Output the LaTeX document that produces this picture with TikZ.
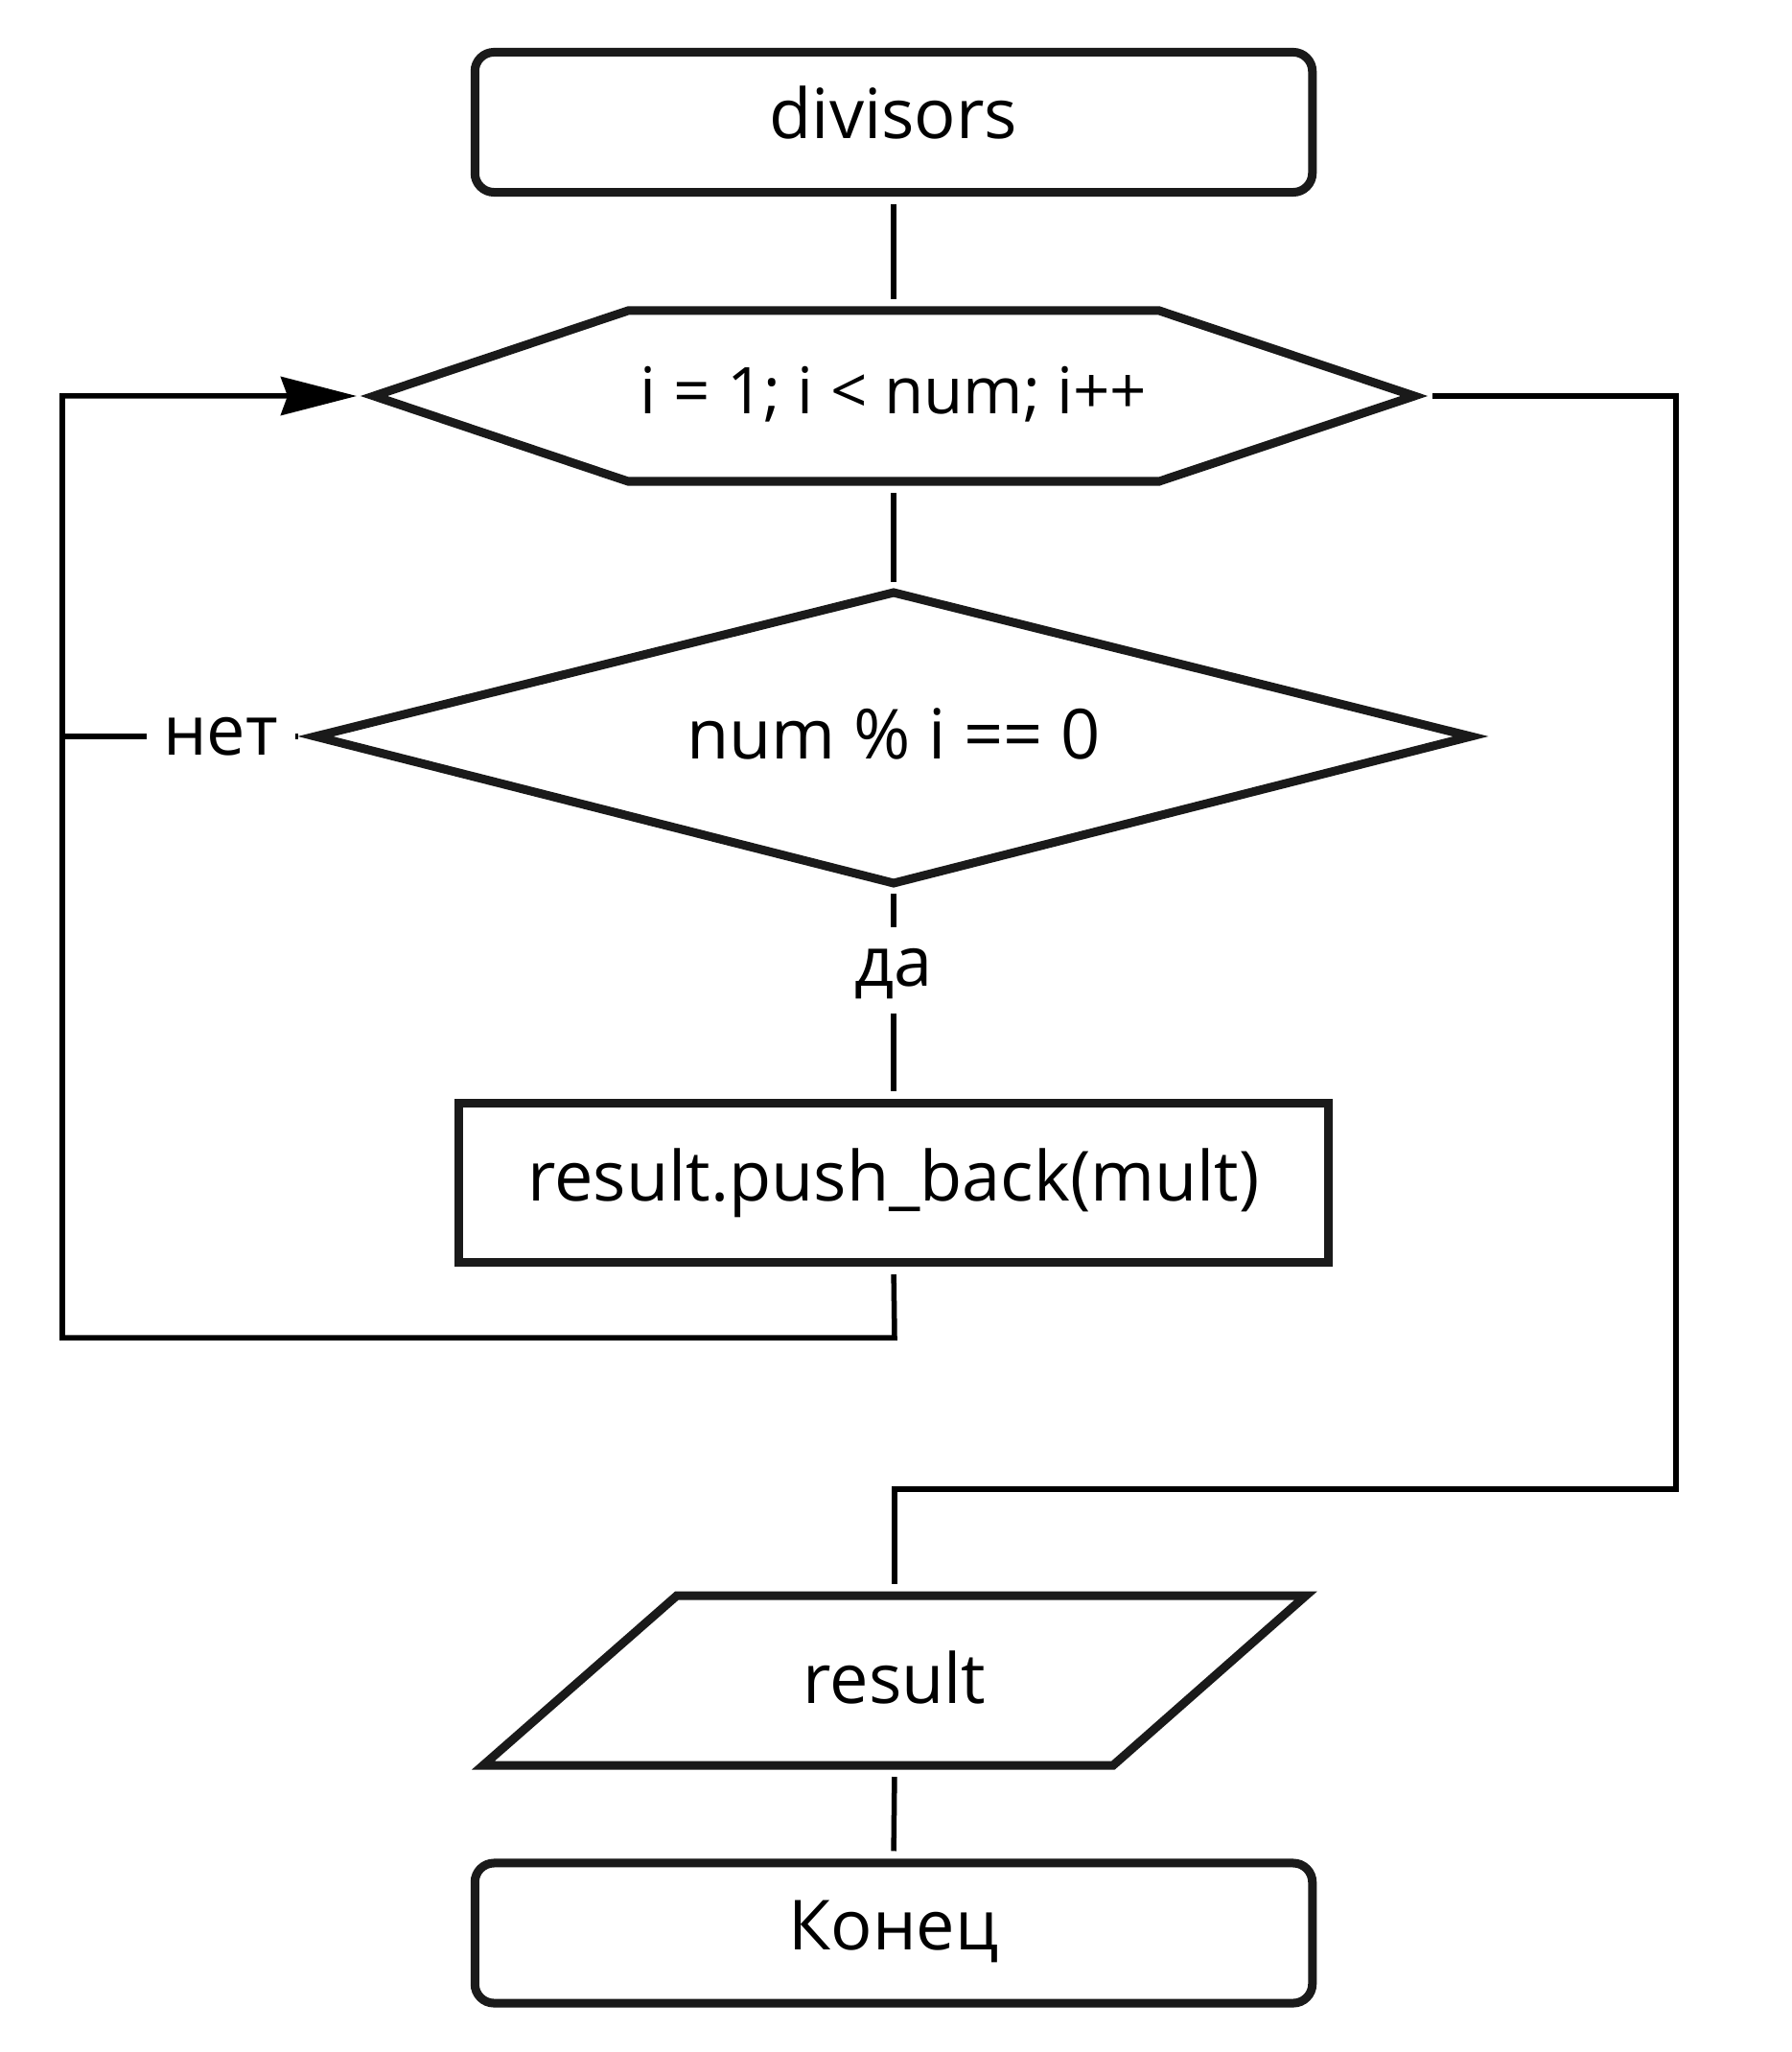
\documentclass[tikz,border=0pt]{standalone}
\usepackage{fontspec}
\setmainfont{Open Sans}
\usetikzlibrary{arrows.meta}
\definecolor{shapecol}{HTML}{1A1A1A}
\begin{document}
\begin{tikzpicture}[x=0.01cm,y=-0.01cm,
  shp/.style={draw=shapecol, line width=0.09cm, line join=miter},
  txt/.style={font=\fontsize{20.5}{24}\selectfont, inner sep=0pt},
  smalltxt/.style={font=\fontsize{19.1}{22}\selectfont, inner sep=0pt},
  conn/.style={draw=black, line width=0.055cm, shorten <=0.08cm, shorten >=0.08cm},
  term/.style={shp, rounded corners=0.2cm, minimum width=8.73cm, minimum height=1.46cm,
    txt, text height=0.97em, text depth=0pt},
  procbox/.style={shp, minimum width=9.06cm, minimum height=1.66cm, txt},
  lbl/.style={txt}
]
\fill[white] (0,0) rectangle (1868,2140);

% start
\node[term] (start) at (932,127.5) {divisors};

% loop hexagon
\draw[shp] (390,413) -- (655,324) -- (1209,324) -- (1475,413) -- (1209,502) -- (655,502) -- cycle;
\node[smalltxt] (loop) at (932,411) {i = 1; i < num; i++};
\coordinate (loopN) at (932,320);
\coordinate (loopS) at (932,506);
\coordinate (loopW) at (382,413);
\coordinate (loopE) at (1486,413);

% decision diamond
\draw[shp] (932,618) -- (1534,768) -- (932,921) -- (329,768) -- cycle;
\node[txt] (dec) at (932,765) {num \% i == 0};
\coordinate (decN) at (932,615);
\coordinate (decS) at (932,924);
\coordinate (decW) at (319,768);

% process
\node[procbox] (proc) at (932,1233.5) {result.push\_back(mult)};

% output parallelogram
\draw[shp] (706,1664) -- (1362,1664) -- (1161,1841) -- (504,1841) -- cycle;
\node[txt] (out) at (933,1749) {result};
\coordinate (outN) at (933,1660);
\coordinate (outS) at (933,1845);

% end
\node[term] (stop) at (932,2016) {Конец};

% helper coordinates
\coordinate (back1) at (933,1395);
\coordinate (back2) at (65,1395);
\coordinate (back3) at (65,413);
\coordinate (noL) at (65,768);
\coordinate (noLft) at (153,768);
\coordinate (noRgt) at (308,768);
\coordinate (yesTop) at (932,967);
\coordinate (yesBot) at (932,1057);
\coordinate (ex1) at (1748,413);
\coordinate (ex2) at (1748,1553);
\coordinate (ex3) at (933,1553);

% connectors
\draw[conn] (start) -- (loopN);
\draw[conn] (loopS) -- (decN);
\draw[conn, shorten >=0pt] (decS) -- (yesTop);
\node[lbl] (yes) at (932,1016) {да};
\draw[conn, shorten <=0pt] (yesBot) -- (proc.north);
\draw[conn, shorten >=0pt] (decW) -- (noRgt);
\node[lbl] (no) at (230,768) {нет};
\draw[conn, shorten <=0pt, shorten >=0pt] (noLft) -- (noL);
\draw[conn, shorten >=0.1cm, -{Stealth[length=0.79cm, width=0.40cm, inset=0.07cm]}]
  (proc.south) -- (back1) -- (back2) -- (back3) -- (loopW);
\draw[conn] (loopE) -- (ex1) -- (ex2) -- (ex3) -- (outN);
\draw[conn] (outS) -- (stop.north);
\end{tikzpicture}
\end{document}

Brief: Only the lines from the top of the data through the line with "(decW) at (319,768);" should be quoted, exactly and with both ends kept; skip the pictures.

Output:
Output the LaTeX document that produces this picture with TikZ.
\documentclass[tikz,border=0pt]{standalone}
\usepackage{fontspec}
\setmainfont{Open Sans}
\usetikzlibrary{arrows.meta}
\definecolor{shapecol}{HTML}{1A1A1A}
\begin{document}
\begin{tikzpicture}[x=0.01cm,y=-0.01cm,
  shp/.style={draw=shapecol, line width=0.09cm, line join=miter},
  txt/.style={font=\fontsize{20.5}{24}\selectfont, inner sep=0pt},
  smalltxt/.style={font=\fontsize{19.1}{22}\selectfont, inner sep=0pt},
  conn/.style={draw=black, line width=0.055cm, shorten <=0.08cm, shorten >=0.08cm},
  term/.style={shp, rounded corners=0.2cm, minimum width=8.73cm, minimum height=1.46cm,
    txt, text height=0.97em, text depth=0pt},
  procbox/.style={shp, minimum width=9.06cm, minimum height=1.66cm, txt},
  lbl/.style={txt}
]
\fill[white] (0,0) rectangle (1868,2140);

% start
\node[term] (start) at (932,127.5) {divisors};

% loop hexagon
\draw[shp] (390,413) -- (655,324) -- (1209,324) -- (1475,413) -- (1209,502) -- (655,502) -- cycle;
\node[smalltxt] (loop) at (932,411) {i = 1; i < num; i++};
\coordinate (loopN) at (932,320);
\coordinate (loopS) at (932,506);
\coordinate (loopW) at (382,413);
\coordinate (loopE) at (1486,413);

% decision diamond
\draw[shp] (932,618) -- (1534,768) -- (932,921) -- (329,768) -- cycle;
\node[txt] (dec) at (932,765) {num \% i == 0};
\coordinate (decN) at (932,615);
\coordinate (decS) at (932,924);
\coordinate (decW) at (319,768);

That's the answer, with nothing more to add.